The episode frames Trump as a right-wing critic of hegemony:

  • He does not oppose empire because it is unjust.
  • He opposes it because he thinks it does not pay enough for the United States.

What Could Come Next?

The closing question is what the world looks like if U.S. hegemony continues to weaken.

Possible outcomes

  • Pessimistic view: chaos, instability, or a vacuum filled by China or Russia.
  • More hopeful view: a world order managed by multiple medium-sized countries working multilaterally.
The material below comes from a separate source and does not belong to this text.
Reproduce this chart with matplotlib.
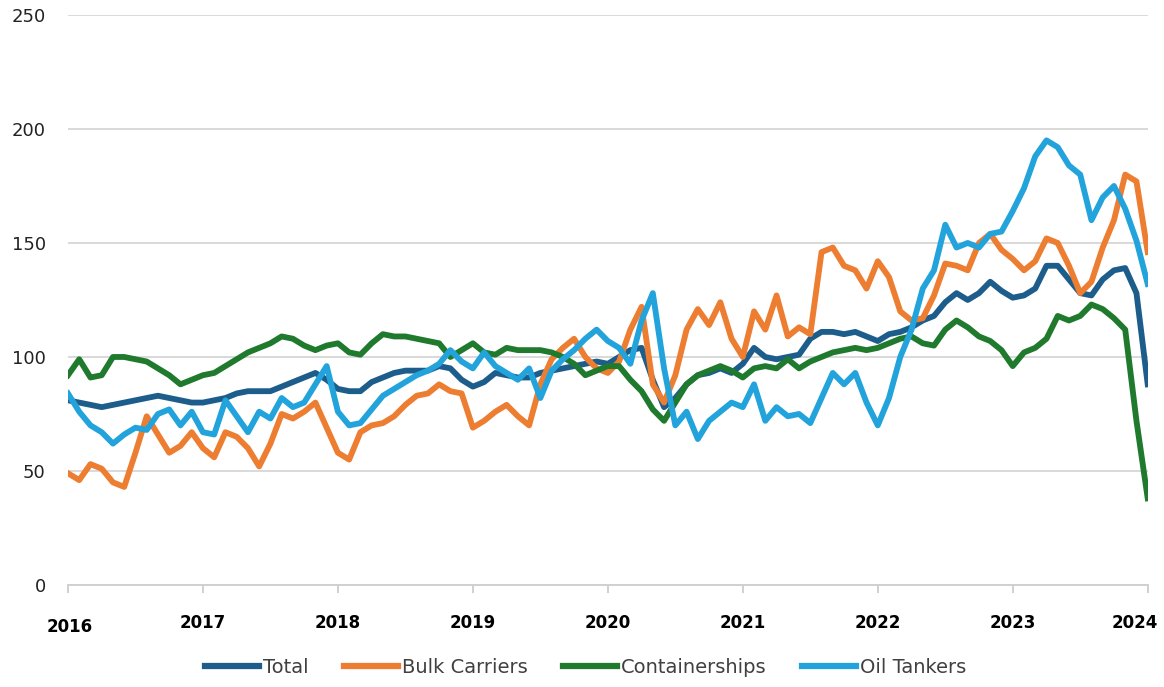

The episode doesn’t pretend to know the answer, but it suggests that the decline of American empire may force a new global arrangement — one that could be more democratic, or more dangerous.

Key Takeaways

  • The United States has a long colonial history that is often left out of mainstream American identity.
  • Calling the U.S. a mere “nation-state” hides the reality of territories, possessions, and overseas power.
  • Military bases are a core tool of American empire, not just ordinary defense infrastructure.
  • Trump may be accelerating the weakening of U.S. hegemony by acting without the usual imperial guardrails.
  • The end of American empire could mean either a more multipolar world or a more unstable one.

Notable Insight

An empire is, at minimum, a polity with different rules for different places.

That idea captures the episode’s central claim: the U.S. has spent generations insisting it is not an empire, while operating like one all the same.